A ressureição de Cristo é uma questão de Fé. Ou sentes ou não sentes. Além disso, esta questão do túmulo é contrariada por vários historiadores. Mesmo que não fosse, a ressureição não se prova. Ou se acredita ou não.

Além disso, continuo a dizer: Jesus deixou-nos um exemplo magnífico de como o amor pode mudar uma sociedade. Como cristã é nisso que acredito. Não quero saber dos erros da Igreja Católica ou de outras religiões ou se se descobre um túmulo. Basta-me o exemplo de Cristo. Como já te disse, Jesus era judeu e não foi por isso que deixou de criticar os judeus. Ia à sinagoga, mas fazia apenas aquilo que era espelho do amor de Deus em palavras e, sobretudo, em acções junto dos que mais precisam.

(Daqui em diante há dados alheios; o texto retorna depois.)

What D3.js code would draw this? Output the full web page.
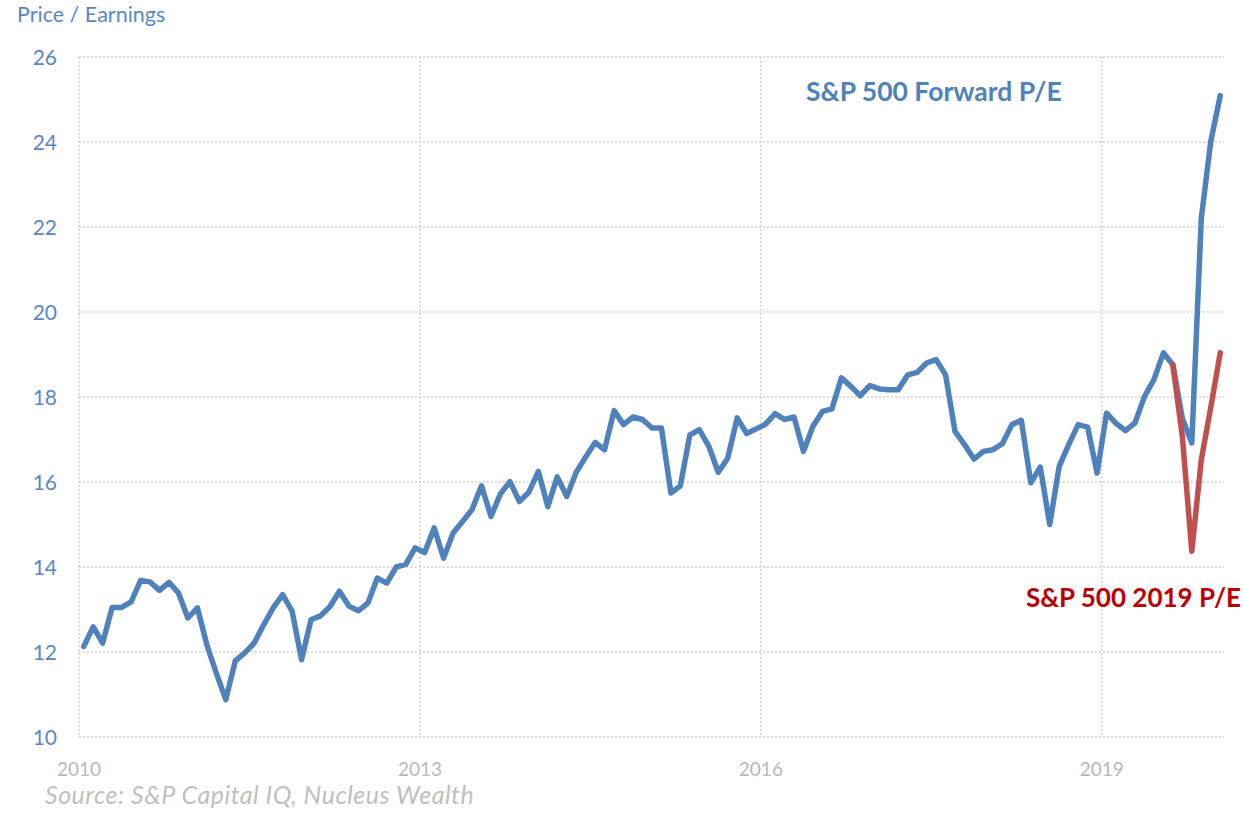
<!DOCTYPE html>
<html>
<head>
<meta charset="utf-8">
<script src="https://d3js.org/d3.v7.min.js"></script>
<style>
	body{
		margin:0;
		background:#fff;
	}
	svg text{
		font-family: Lato, "Open Sans", sans-serif;
	}
	.grid line{
		stroke:#c8c8c8;
		stroke-width:1.6;
		stroke-dasharray:1.6,2.4;
	}
	.ylab{
		fill:#5a87c6;
		font-size:21px;
	}
	.xlab{
		fill:#b8b8b8;
		font-size:19px;
	}
</style>
</head>
<body>
<div id="container"></div>

<script>

// monthly data, first point = Jan 2010
var startYear = 2010;

var forwardPE = [
	12.13, 12.59, 12.21, 13.05, 13.05, 13.18, 13.68, 13.65, 13.45, 13.64, 13.39, 12.80,
	13.04, 12.17, 11.50, 10.88, 11.79, 11.98, 12.21, 12.64, 13.04, 13.35, 12.96, 11.82,
	12.76, 12.85, 13.07, 13.43, 13.08, 12.97, 13.15, 13.74, 13.62, 14.00, 14.06, 14.45,
	14.34, 14.92, 14.21, 14.80, 15.07, 15.35, 15.91, 15.19, 15.72, 16.01, 15.54, 15.76,
	16.25, 15.42, 16.12, 15.66, 16.23, 16.59, 16.93, 16.76, 17.68, 17.35, 17.53, 17.47,
	17.27, 17.27, 15.74, 15.91, 17.11, 17.23, 16.84, 16.23, 16.56, 17.51, 17.14, 17.25,
	17.36, 17.61, 17.47, 17.53, 16.72, 17.31, 17.66, 17.72, 18.45, 18.25, 18.03, 18.27,
	18.19, 18.17, 18.17, 18.52, 18.58, 18.80, 18.88, 18.52, 17.19, 16.88, 16.54, 16.72,
	16.76, 16.90, 17.35, 17.45, 15.98, 16.35, 15.00, 16.37, 16.88, 17.35, 17.29, 16.21,
	17.62, 17.38, 17.21, 17.39, 18.01, 18.41, 19.04, 18.76, 17.50, 16.92, 22.20, 24.01,
	25.09
];

// 2019 earnings based P/E, starts at month index 115
var pe2019Start = 115;
var pe2019 = [18.76, 17.07, 14.37, 16.52, 17.75, 19.04];

var yTicks = [10, 12, 14, 16, 18, 20, 22, 24, 26];
var xTicks = [2010, 2013, 2016, 2019];

var width = 1245, height = 824;

var svg = d3.select("#container")
	.append("svg")
	.attr("width", width)
	.attr("height", height);

var x = d3.scaleLinear()
	.domain([2010, 2020.075])
	.range([79, 1224]);

var y = d3.scaleLinear()
	.domain([10, 26])
	.range([737, 57]);

function monthPos(i){ return startYear + (i + 0.5) / 12; }

// gridlines
var grid = svg.append("g").attr("class", "grid");

grid.selectAll("line.h")
	.data(yTicks)
	.enter().append("line")
	.attr("class", "h")
	.attr("x1", x(2010))
	.attr("x2", x.range()[1])
	.attr("y1", function(d){ return y(d); })
	.attr("y2", function(d){ return y(d); });

grid.selectAll("line.v")
	.data(xTicks)
	.enter().append("line")
	.attr("class", "v")
	.attr("x1", function(d){ return x(d); })
	.attr("x2", function(d){ return x(d); })
	.attr("y1", y(26))
	.attr("y2", y(10));

// axis labels
svg.selectAll("text.ylab")
	.data(yTicks)
	.enter().append("text")
	.attr("class", "ylab")
	.attr("x", 57)
	.attr("y", function(d){ return y(d); })
	.attr("dy", "0.36em")
	.attr("text-anchor", "end")
	.text(function(d){ return d; });

svg.selectAll("text.xlab")
	.data(xTicks)
	.enter().append("text")
	.attr("class", "xlab")
	.attr("x", function(d){ return x(d); })
	.attr("y", 776)
	.attr("text-anchor", "middle")
	.text(function(d){ return d; });

svg.append("text")
	.attr("x", 17)
	.attr("y", 22)
	.style("fill", "#5a87c6")
	.style("font-size", "21.5px")
	.text("Price / Earnings");

// lines
var line = d3.line()
	.x(function(d){ return x(monthPos(d.i)); })
	.y(function(d){ return y(d.v); });

var fwdData = forwardPE.map(function(v, i){ return {i: i, v: v}; });
var redData = pe2019.map(function(v, i){ return {i: pe2019Start + i, v: v}; });

svg.append("path")
	.datum(fwdData)
	.attr("d", line)
	.style("fill", "none")
	.style("stroke", "#4f81bd")
	.style("stroke-width", 5.5)
	.style("stroke-linejoin", "round")
	.style("stroke-linecap", "round");

svg.append("path")
	.datum(redData)
	.attr("d", line)
	.style("fill", "none")
	.style("stroke", "#c0504d")
	.style("stroke-width", 5.5)
	.style("stroke-linejoin", "round")
	.style("stroke-linecap", "round");

// series labels
svg.append("text")
	.attr("x", 806)
	.attr("y", 101)
	.style("fill", "#4f81bd")
	.style("font-size", "26.5px")
	.style("font-weight", "bold")
	.text("S&P 500 Forward P/E");

svg.append("text")
	.attr("x", 1026)
	.attr("y", 607)
	.style("fill", "#c00000")
	.style("font-size", "26px")
	.style("font-weight", "bold")
	.text("S&P 500 2019 P/E");

// source
svg.append("text")
	.attr("x", 45)
	.attr("y", 804)
	.style("fill", "#bfbfbf")
	.style("font-size", "25px")
	.style("font-style", "italic")
	.style("letter-spacing", "0.5px")
	.text("Source: S&P Capital IQ, Nucleus Wealth");

</script>
</body>
</html>
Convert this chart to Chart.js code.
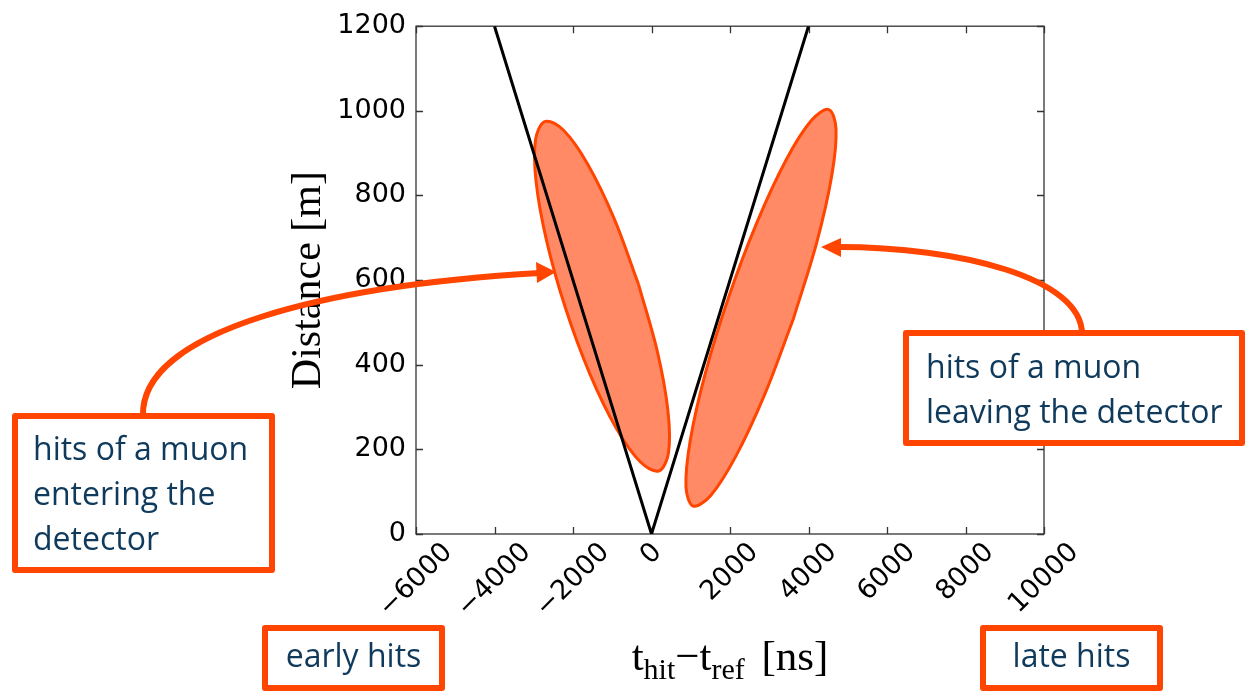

É este exemplo que quero seguir e que faço por seguir todos os dias.

Acredite-se na divindade de Cristo ou não, o exemplo que Ele nos deixou pode ser seguido por qualquer pessoa. Já o foi por muitas pessoas, crentes e não crentes. E com esse exemplo conseguiram salvar muitas vidas e dar mais dignidade a quem é marginalizado na sociedade.

Podes dizer-me que nem todos os crentes seguem este exemplo. É verdade. Mas, ovelhas negras há em todo o lado. Não é por isso que vamos considerar o rebanho um autêntico falhanço.